Comparisons of personality are not comparisons of crimes. If you can't get over this hurdle, you're too young or too emotional for this blog.
[A lazy insult]
Cry harder. I might start to care.
You just want attention!
[Something about gooning or pedophilia]
[An assumption about my stance on NSFW content]
[Something about Lily being a predator/pedophile/incest writer]
I'm aware. You're preaching to the choir. I've reported her already. Let's stay focused.
[Something about this is a waste of my time / get a life]
This is a side blog for a reason. I have projects I work on that are my main focus. When I'm no longer interested I'll disappear.
[Something about piracy/ art theft]
If you're reading this, there's a 90 percent chance you have pirated something before. This is not the morality smoking gun you think it is. Regardless, any information I provided is public knowledge that can be obtained for free in some form or another, it just may be incredibly inconvenient for the average internet denizen to do so. I will never share a DM that isn't already posted somewhere else (even if where it's posted is not on Tumblr).
Did you send me an ask?
No. Never. I don't send asks from this account. I provide information. What others do with it is up to them.
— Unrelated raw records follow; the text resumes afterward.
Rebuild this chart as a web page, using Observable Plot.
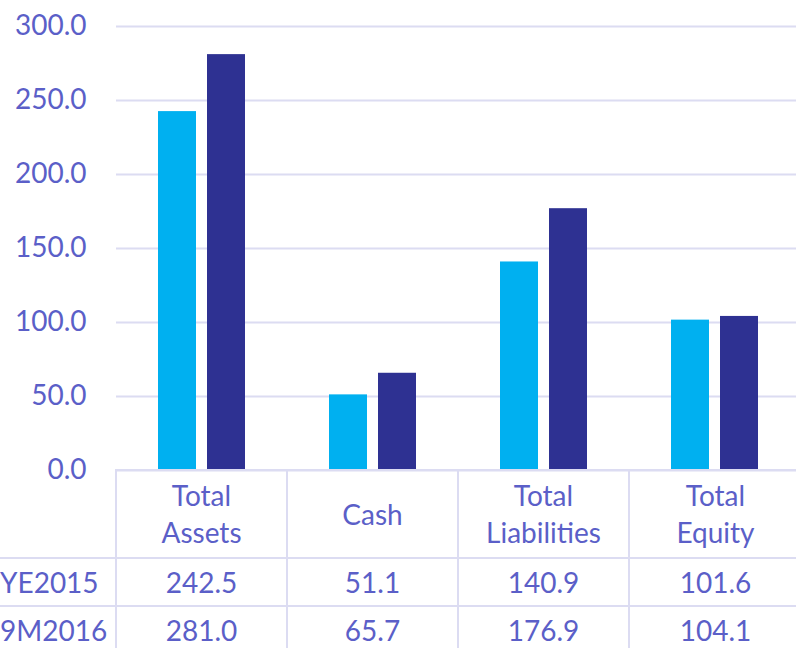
<!DOCTYPE html>
<html>
<head>
<meta charset="utf-8">
<script src="https://cdn.jsdelivr.net/npm/d3@7"></script>
<script src="https://cdn.jsdelivr.net/npm/@observablehq/plot@0.6"></script>
<style>
  html, body { margin: 0; padding: 0; background: #fff; overflow: hidden; }
  #wrap { position: relative; width: 796px; height: 648px; overflow: hidden; font-family: Lato, "Open Sans", sans-serif; color: #5B5FC8; }
  #chart { position: absolute; left: 0; top: 0; width: 800px; }
  #chart svg { max-width: none !important; }
  #tbl { position: absolute; left: 0; top: 469px; width: 802px; min-width: 802px; border-collapse: collapse; table-layout: fixed; font-size: 28px; }
  #tbl td { border: 2px solid #DCDCF2; text-align: center; padding: 0; white-space: pre-line; }
  #tbl td.lab { text-align: left; border-left: none; }
  #tbl tr.head td { height: 86px; line-height: 37px; }
  #tbl tr.head td.lab { border: none; border-right: 2px solid #DCDCF2; }
  #tbl tr.row td { height: 46px; }
</style>
</head>
<body>
<div id="wrap">
  <div id="chart"></div>
  <table id="tbl"></table>
</div>
<script>
const categories = ["Total Assets", "Cash", "Total Liabilities", "Total Equity"];
const categoryLabels = ["Total\nAssets", "Cash", "Total\nLiabilities", "Total\nEquity"];
const seriesNames = ["YE2015", "9M2016"];
const ye2015 = [242.5, 51.1, 140.9, 101.6];
const m9_2016 = [281.0, 65.7, 176.9, 104.1];
const yTicks = [0, 50, 100, 150, 200, 250, 300];
const seriesColors = ["#00B0F0", "#2E3192"];

const seriesValues = [ye2015, m9_2016];
const data = [];
categories.forEach((c, i) => {
  seriesNames.forEach((s, j) => data.push({category: c, series: s, value: seriesValues[j][i]}));
});

const chart = Plot.plot({
  width: 800,
  height: 490,
  marginLeft: 116,
  marginRight: 0,
  marginTop: 26,
  marginBottom: 20,
  style: {fontFamily: "Lato, 'Open Sans', sans-serif", fontSize: "28px", color: "#5B5FC8", background: "transparent", overflow: "visible", maxWidth: "none"},
  fx: {domain: categories, padding: 0, axis: null},
  x: {domain: seriesNames, paddingInner: 11 / 49, paddingOuter: 0.857, axis: null},
  y: {domain: [0, 300], ticks: yTicks, tickFormat: d3.format(".1f"), tickSize: 0, tickPadding: 30, label: null},
  color: {domain: seriesNames, range: seriesColors},
  marks: [
    Plot.ruleY(yTicks, {stroke: "#DCDCF2", strokeWidth: 2}),
    Plot.barY(data, {fx: "category", x: "series", y: "value", fill: "series"})
  ]
});
document.getElementById("chart").appendChild(chart);

// data table below the plot
const tbl = document.getElementById("tbl");
const colg = document.createElement("colgroup");
[116, 171, 171, 171, 173].forEach(w => {
  const c = document.createElement("col"); c.style.width = w + "px"; colg.appendChild(c);
});
tbl.appendChild(colg);
const head = document.createElement("tr"); head.className = "head";
const h0 = document.createElement("td"); h0.className = "lab"; head.appendChild(h0);
categoryLabels.forEach(l => { const td = document.createElement("td"); td.textContent = l; head.appendChild(td); });
tbl.appendChild(head);
seriesNames.forEach((s, j) => {
  const tr = document.createElement("tr"); tr.className = "row";
  const l = document.createElement("td"); l.className = "lab"; l.textContent = s; tr.appendChild(l);
  seriesValues[j].forEach(v => { const td = document.createElement("td"); td.textContent = d3.format(".1f")(v); tr.appendChild(td); });
  tbl.appendChild(tr);
});
</script>
</body>
</html>
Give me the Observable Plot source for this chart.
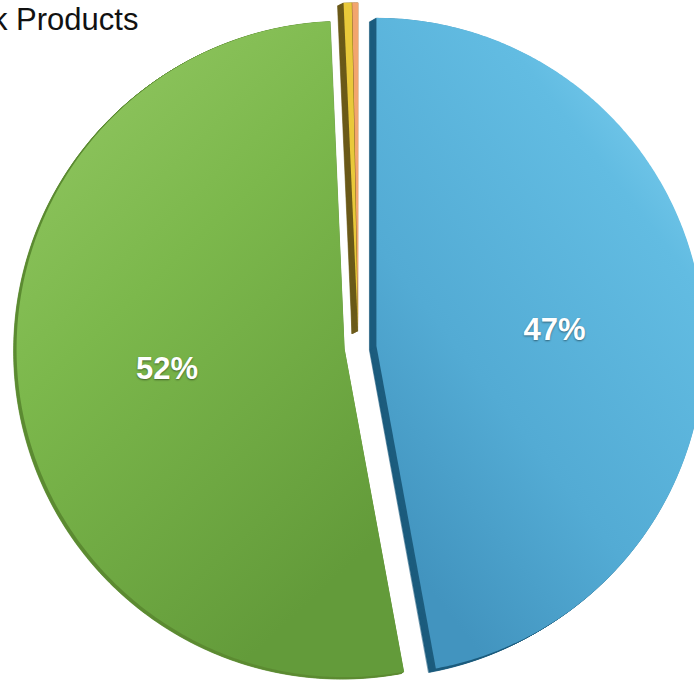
<!DOCTYPE html>
<html><head><meta charset="utf-8">
<script src="https://cdn.jsdelivr.net/npm/d3@7"></script>
<script src="https://cdn.jsdelivr.net/npm/@observablehq/plot@0.6"></script>
<style>
html,body{margin:0;padding:0;background:#fff;overflow:hidden;}
#wrap{position:relative;width:694px;height:682px;overflow:hidden;}
#title{position:absolute;left:-8px;top:4px;font:31px "Liberation Sans",Arial,sans-serif;color:#111;white-space:nowrap;line-height:1;z-index:2}
#chart svg text{text-shadow:0 1px 2px rgba(0,0,0,.45);}
</style></head><body>
<div id="wrap"><div id="title"></div><div id="chart"></div></div>
<script>
// ---- data ----
const titleText = "k Products";
const categories = ["Blue", "Green", "Yellow", "Orange"];
const values = [47.1, 52.2, 0.4, 0.3];

// ---- styles ----
const topFill = ["url(#gBlue)", "url(#gGreen)", "#e9c93a", "#f2a56e"];
const sideFill = ["#1d5d7e", "#5d8c33", "#6b5a1a", "#6b5a1a"];
const explode = [18, 14, 17, 17];
const R = 328;
const sideShift = [[-7, -4], [-3, -2], [-6, -3], [-6, -3]]; // px, down-left extrusion
const steps = 8;

document.getElementById("title").textContent = titleText;

const total = d3.sum(values);
const arcs = d3.pie().sort(null).value(d => d)(values);

function slicePoints(i, dx, dy) {
  const a = arcs[i];
  const mid = (a.startAngle + a.endAngle) / 2;
  const ox = explode[i] * Math.sin(mid) + dx;
  const oy = explode[i] * Math.cos(mid) + dy;
  const pts = [{x: ox, y: oy}];
  const n = Math.max(2, Math.ceil((a.endAngle - a.startAngle) / (Math.PI / 360)));
  for (let k = 0; k <= n; k++) {
    const t = a.startAngle + (a.endAngle - a.startAngle) * k / n;
    pts.push({x: ox + R * Math.sin(t), y: oy + R * Math.cos(t)});
  }
  return pts;
}

const sides = [], tops = [];
categories.forEach((c, i) => {
  for (let s = steps; s >= 1; s--) {
    const f = s / steps;
    slicePoints(i, sideShift[i][0] * f, sideShift[i][1] * f).forEach(p => sides.push({...p, key: c + s, fill: sideFill[i]}));
  }
  slicePoints(i, 0, 0).forEach(p => tops.push({...p, key: c, fill: topFill[i]}));
});

const labels = arcs.map((a, i) => {
  const mid = (a.startAngle + a.endAngle) / 2;
  const r = explode[i] + R * 0.545;
  return {x: r * Math.sin(mid), y: r * Math.cos(mid), text: Math.round(values[i] / total * 100) + "%", v: values[i]};
}).filter(d => d.v >= 5);

const svg = Plot.plot({
  width: 694, height: 682, margin: 0,
  x: {domain: [-358, 336], range: [0, 694], axis: null},
  y: {domain: [-335, 347], range: [682, 0], axis: null},
  color: {type: "identity"},
  style: {background: "transparent"},
  marks: [
    Plot.line(sides, {x: "x", y: "y", z: "key", fill: "fill", stroke: "fill", strokeWidth: 0.6, curve: "linear-closed"}),
    Plot.line(tops, {x: "x", y: "y", z: "key", fill: "fill", stroke: "none", curve: "linear-closed"}),
    Plot.text(labels, {x: "x", y: "y", text: "text", fill: "white", fontSize: 31, fontWeight: "bold", fontFamily: "Liberation Sans, Arial, sans-serif"})
  ]
});

const defs = d3.select(svg).insert("defs", ":first-child");
const gb = defs.append("linearGradient").attr("id", "gBlue").attr("x1", 1).attr("y1", 0).attr("x2", 0.35).attr("y2", 1);
[[0, "#8cd9f6"], [0.3, "#62bce2"], [0.7, "#53abd4"], [1, "#4294bf"]].forEach(([o, c]) => gb.append("stop").attr("offset", o).attr("stop-color", c));
const gg = defs.append("linearGradient").attr("id", "gGreen").attr("x1", 0).attr("y1", 0).attr("x2", 0.55).attr("y2", 1);
[[0, "#95c965"], [0.45, "#7cb84c"], [1, "#639b3a"]].forEach(([o, c]) => gg.append("stop").attr("offset", o).attr("stop-color", c));

document.getElementById("chart").appendChild(svg);
</script>
</body></html>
Did you delete [insert post here]?
No. I don't delete posts. If a thread gets to be incredibly long I may remove a few of the posts in-between, but the entire chain as a whole will always be accessible. I may delete replies that are pointless argument bait.
[Something about my icon]
It's a Warriors character. Don't look too deep into it.
[XYZ person] interacted with your post!
Great for them. I don't care.
[Something NSFW directed at or about me]
I will not answer questions like this, doubly so if it is anonymous. Ask off anon or don't ask at all.